Jorge Amodio allegedly wrote on 01/21/2010 10:41 EST:
As an starting point you should read "The Tao of the IETF" RFC4677 (currently, update draft in progress).
About your particular question read section 8.4.5.
Regards Jorge
Right. And it's subtler than you think. Some network operators have patents (not just vendors). Some are held by organizations that only exist to hold patents and don't actually know much about networking. And just because something is patented doesn't mean it isn't interoperable -- most networking standards are patented. swb
On Thu, Jan 21, 2010 at 9:35 AM, Abhishek Verma <abhishekv.verma@gmail.com> wrote:
Hi,
Network Ops folks use the IETF standards for their operations. I see lot of nifty things coming out from the IETF stable and i was wondering why those dont get patented?
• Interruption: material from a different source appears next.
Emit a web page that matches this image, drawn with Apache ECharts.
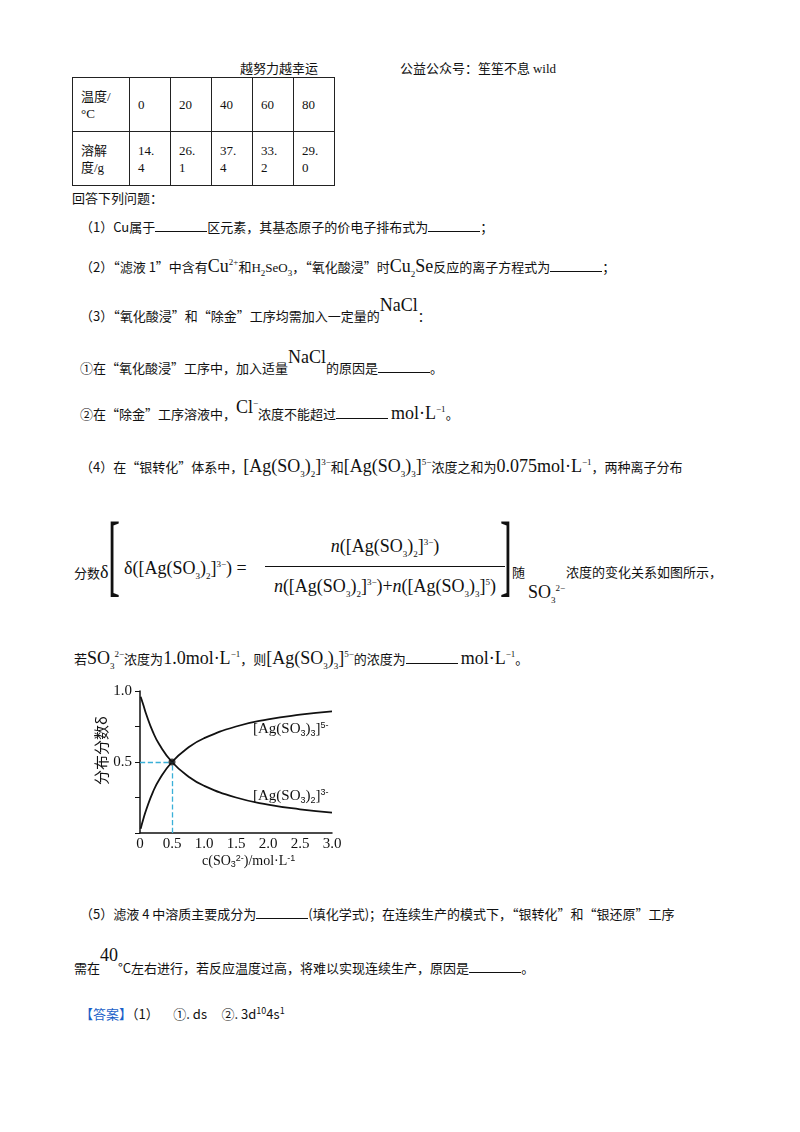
<!DOCTYPE html>
<html><head><meta charset="utf-8">
<script src="https://cdn.jsdelivr.net/npm/echarts@6/dist/echarts.min.js"></script>
<style>
body{margin:0;width:800px;height:1132px;background:#fff;position:relative;font-family:"Liberation Serif","Noto Sans CJK SC",serif;font-size:14px;color:#111;}
.t{position:absolute;white-space:nowrap;}
.c{font-family:"Noto Sans CJK SC",sans-serif;font-size:13px;}
sub,sup{font-size:9px;}
table{position:absolute;left:72px;top:77px;border-collapse:collapse;}
td{border:1.5px solid #222;vertical-align:middle;padding:0 8px;font-size:13px;line-height:17px;}
.u{display:inline-block;width:52px;border-bottom:1px solid #111;}
.big{font-size:18px;}
#chart{position:absolute;left:90px;top:676px;width:270px;height:200px;}
</style></head><body>
<div class="t c" style="left:240px;top:58px">越努力越幸运</div>
<div class="t c" style="left:400px;top:58px">公益公众号：笙笙不息 <span style="font-family:'Liberation Serif'">wild</span></div>
<table>
<tr style="height:54px"><td style="width:40px">温度/<br>°C</td><td style="width:24px">0</td><td style="width:24px">20</td><td style="width:24px">40</td><td style="width:24px">60</td><td style="width:24px">80</td></tr>
<tr style="height:54px"><td>溶解<br>度/g</td><td>14.<br>4</td><td>26.<br>1</td><td>37.<br>4</td><td>33.<br>2</td><td>29.<br>0</td></tr>
</table>
<div class="t c" style="left:72px;top:188px">回答下列问题：</div>
<div class="t c" style="left:80px;top:217px">（1）Cu属于<span class="u"></span>区元素，其基态原子的价电子排布式为<span class="u"></span>；</div>
<div class="t c" style="left:80px;top:256px">（2）“滤液 1”中含有<span class="big" style="font-family:'Liberation Serif'">Cu<sup>2+</sup></span>和<span style="font-family:'Liberation Serif'">H<sub>2</sub>SeO<sub>3</sub></span>，“氧化酸浸”时<span style="font-family:'Liberation Serif'" class="big">Cu<sub>2</sub>Se</span>反应的离子方程式为<span class="u"></span>；</div>
<div class="t c" style="left:80px;top:305px">（3）“氧化酸浸”和“除金”工序均需加入一定量的<span class="big" style="font-family:'Liberation Serif';position:relative;top:-10px">NaCl</span>：</div>
<div class="t c" style="left:80px;top:357px">①在“氧化酸浸”工序中，加入适量<span class="big" style="font-family:'Liberation Serif';position:relative;top:-10px">NaCl</span>的原因是<span class="u"></span>。</div>
<div class="t c" style="left:80px;top:403px">②在“除金”工序溶液中，<span class="big" style="font-family:'Liberation Serif';position:relative;top:-6px">Cl<sup>−</sup></span>浓度不能超过<span class="u"></span> <span style="font-family:'Liberation Serif'" class="big">mol·L<sup>−1</sup></span>。</div>
<div class="t c" style="left:80px;top:456px">（4）在“银转化”体系中，<span class="big" style="font-family:'Liberation Serif'">[Ag(SO<sub>3</sub>)<sub>2</sub>]<sup>3−</sup></span>和<span class="big" style="font-family:'Liberation Serif'">[Ag(SO<sub>3</sub>)<sub>3</sub>]<sup>5−</sup></span>浓度之和为<span class="big" style="font-family:'Liberation Serif'">0.075mol·L<sup>−1</sup></span>，两种离子分布</div>
<div class="t c" style="left:74px;top:562px">分数<span class="big" style="font-family:'Liberation Serif'">δ</span></div>
<div class="t" style="left:108px;top:510px;font-size:90px;line-height:90px;font-weight:100;transform:scaleX(0.4);transform-origin:left">[</div>
<div class="t big" style="left:124px;top:558px">δ([Ag(SO<sub>3</sub>)<sub>2</sub>]<sup>3−</sup>) =</div>
<div class="t big" style="left:265px;top:536px;width:240px;text-align:center"><i>n</i>([Ag(SO<sub>3</sub>)<sub>2</sub>]<sup>3−</sup>)</div>
<div class="t" style="left:265px;top:566px;width:240px;border-top:1px solid #111"></div>
<div class="t big" style="left:255px;top:576px;width:260px;text-align:center"><i>n</i>([Ag(SO<sub>3</sub>)<sub>2</sub>]<sup>3−</sup>)+<i>n</i>([Ag(SO<sub>3</sub>)<sub>3</sub>]<sup>5</sup>)</div>
<div class="t" style="left:500px;top:510px;font-size:90px;line-height:90px;transform:scaleX(0.4);transform-origin:left">]</div>
<div class="t c" style="left:512px;top:562px">随</div>
<div class="t big" style="left:528px;top:582px">SO<sub>3</sub><sup>2−</sup></div>
<div class="t c" style="left:566px;top:562px">浓度的变化关系如图所示，</div>
<div class="t c" style="left:74px;top:648px">若<span class="big" style="font-family:'Liberation Serif'">SO<sub>3</sub><sup>2−</sup></span>浓度为<span class="big" style="font-family:'Liberation Serif'">1.0mol·L<sup>−1</sup></span>，则<span class="big" style="font-family:'Liberation Serif'">[Ag(SO<sub>3</sub>)<sub>3</sub>]<sup>5−</sup></span>的浓度为<span class="u"></span> <span class="big" style="font-family:'Liberation Serif'">mol·L<sup>−1</sup></span>。</div>
<div id="chart"></div>
<div class="t c" style="left:80px;top:904px">（5）滤液 4 中溶质主要成分为<span class="u"></span>(填化学式)；在连续生产的模式下，“银转化”和“银还原”工序</div>
<div class="t c" style="left:74px;top:957px">需在<span class="big" style="font-family:'Liberation Serif';position:relative;top:-12px">40</span>°C左右进行，若反应温度过高，将难以实现连续生产，原因是<span class="u"></span>。</div>
<div class="t c" style="left:80px;top:1004px"><span style="color:#1a5fc8">【答案】</span>（1）&nbsp;&nbsp;&nbsp;&nbsp;&nbsp;①. ds&nbsp;&nbsp;&nbsp;&nbsp;&nbsp;②. 3d<sup>10</sup>4s<sup>1</sup></div>
<script>
const conc = [0.01, 0.05, 0.1, 0.2, 0.3, 0.5, 0.75, 1.0, 1.5, 2.0, 2.5, 3.0];
const ag2 = [0.96, 0.905, 0.833, 0.714, 0.625, 0.500, 0.400, 0.333, 0.250, 0.200, 0.167, 0.143];
const ag3 = [0.03, 0.095, 0.167, 0.286, 0.375, 0.500, 0.600, 0.667, 0.750, 0.800, 0.833, 0.857];
const chart = echarts.init(document.getElementById('chart'));
const serif = 'Liberation Serif';
const rich = { s: { fontSize: 9, verticalAlign: 'bottom', padding: [7,0,0,0] }, p: { fontSize: 9, padding: [0,0,8,0] } };
chart.setOption({
  animation: false,
  grid: { left: 50, right: 28, top: 15, bottom: 43 },
  xAxis: {
    type: 'value', min: 0, max: 3, interval: 0.5,
    axisLine: { lineStyle: { color: '#111', width: 1.5 } },
    axisTick: { show: false }, splitLine: { show: false },
    axisLabel: { color: '#111', fontFamily: serif, fontSize: 15, margin: 4,
      formatter: v => v === 0 ? '0' : v.toFixed(1) }
  },
  yAxis: {
    type: 'value', min: 0, max: 1, interval: 0.25,
    axisLine: { show: true, lineStyle: { color: '#111', width: 1.5 } },
    axisTick: { show: true, length: 5, lineStyle: { color: '#111' } },
    splitLine: { show: false },
    axisLabel: { color: '#111', fontFamily: serif, fontSize: 15, margin: 8,
      formatter: v => (v === 0.5 || v === 1) ? v.toFixed(1) : '' }
  },
  graphic: [
    { type: 'text', left: 4, top: 40, rotation: Math.PI / 2,
      style: { text: '分布分数δ', font: '15px "Noto Sans CJK SC"', fill: '#111' } },
    { type: 'text', left: 112, top: 178,
      style: { text: 'c(SO{s|3}{p|2-})/mol·L{p|-1}', font: '14px "Liberation Serif"', fill: '#111',
        rich: { s: { fontSize: 9, verticalAlign: 'bottom', padding: [6,0,0,0] }, p: { fontSize: 9, padding: [0,0,6,0] } } } },
    { type: 'text', left: 163, top: 45,
      style: { text: '[Ag(SO{s|3}){s|3}]{p|5-}', font: '15px "Liberation Serif"', fill: '#111', rich } },
    { type: 'text', left: 163, top: 112,
      style: { text: '[Ag(SO{s|3}){s|2}]{p|3-}', font: '15px "Liberation Serif"', fill: '#111', rich } }
  ],
  series: [
    { type: 'line', smooth: 0.5, showSymbol: false, data: conc.map((c, i) => [c, ag2[i]]),
      lineStyle: { color: '#111', width: 1.8 } },
    { type: 'line', smooth: 0.5, showSymbol: false, data: conc.map((c, i) => [c, ag3[i]]),
      lineStyle: { color: '#111', width: 1.8 },
      markLine: { silent: true, symbol: 'none', label: { show: false },
        lineStyle: { color: '#3ab0d8', type: 'dashed', width: 1.3 },
        data: [[{ coord: [0, 0.5] }, { coord: [0.5, 0.5] }], [{ coord: [0.5, 0] }, { coord: [0.5, 0.5] }]] } },
    { type: 'scatter', data: [[0.5, 0.5]], symbolSize: 7, itemStyle: { color: '#111' }, z: 5 }
  ]
});
</script>
</body></html>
Why bother releasing some really good idea to IETF (i.e. open standards bodies) when the vendor could have patented it. The network operators can still use it as long as they are using that vendor's equipment. I understand that interop can be an issue, since it will be a patented technology, but it will always work between the boxes from the same vendor. If so, then whats the issue?
Is interop the only issue because of which most ideas get released into IETF? I guess interop is *an* issue since nobody wants a single vendor network.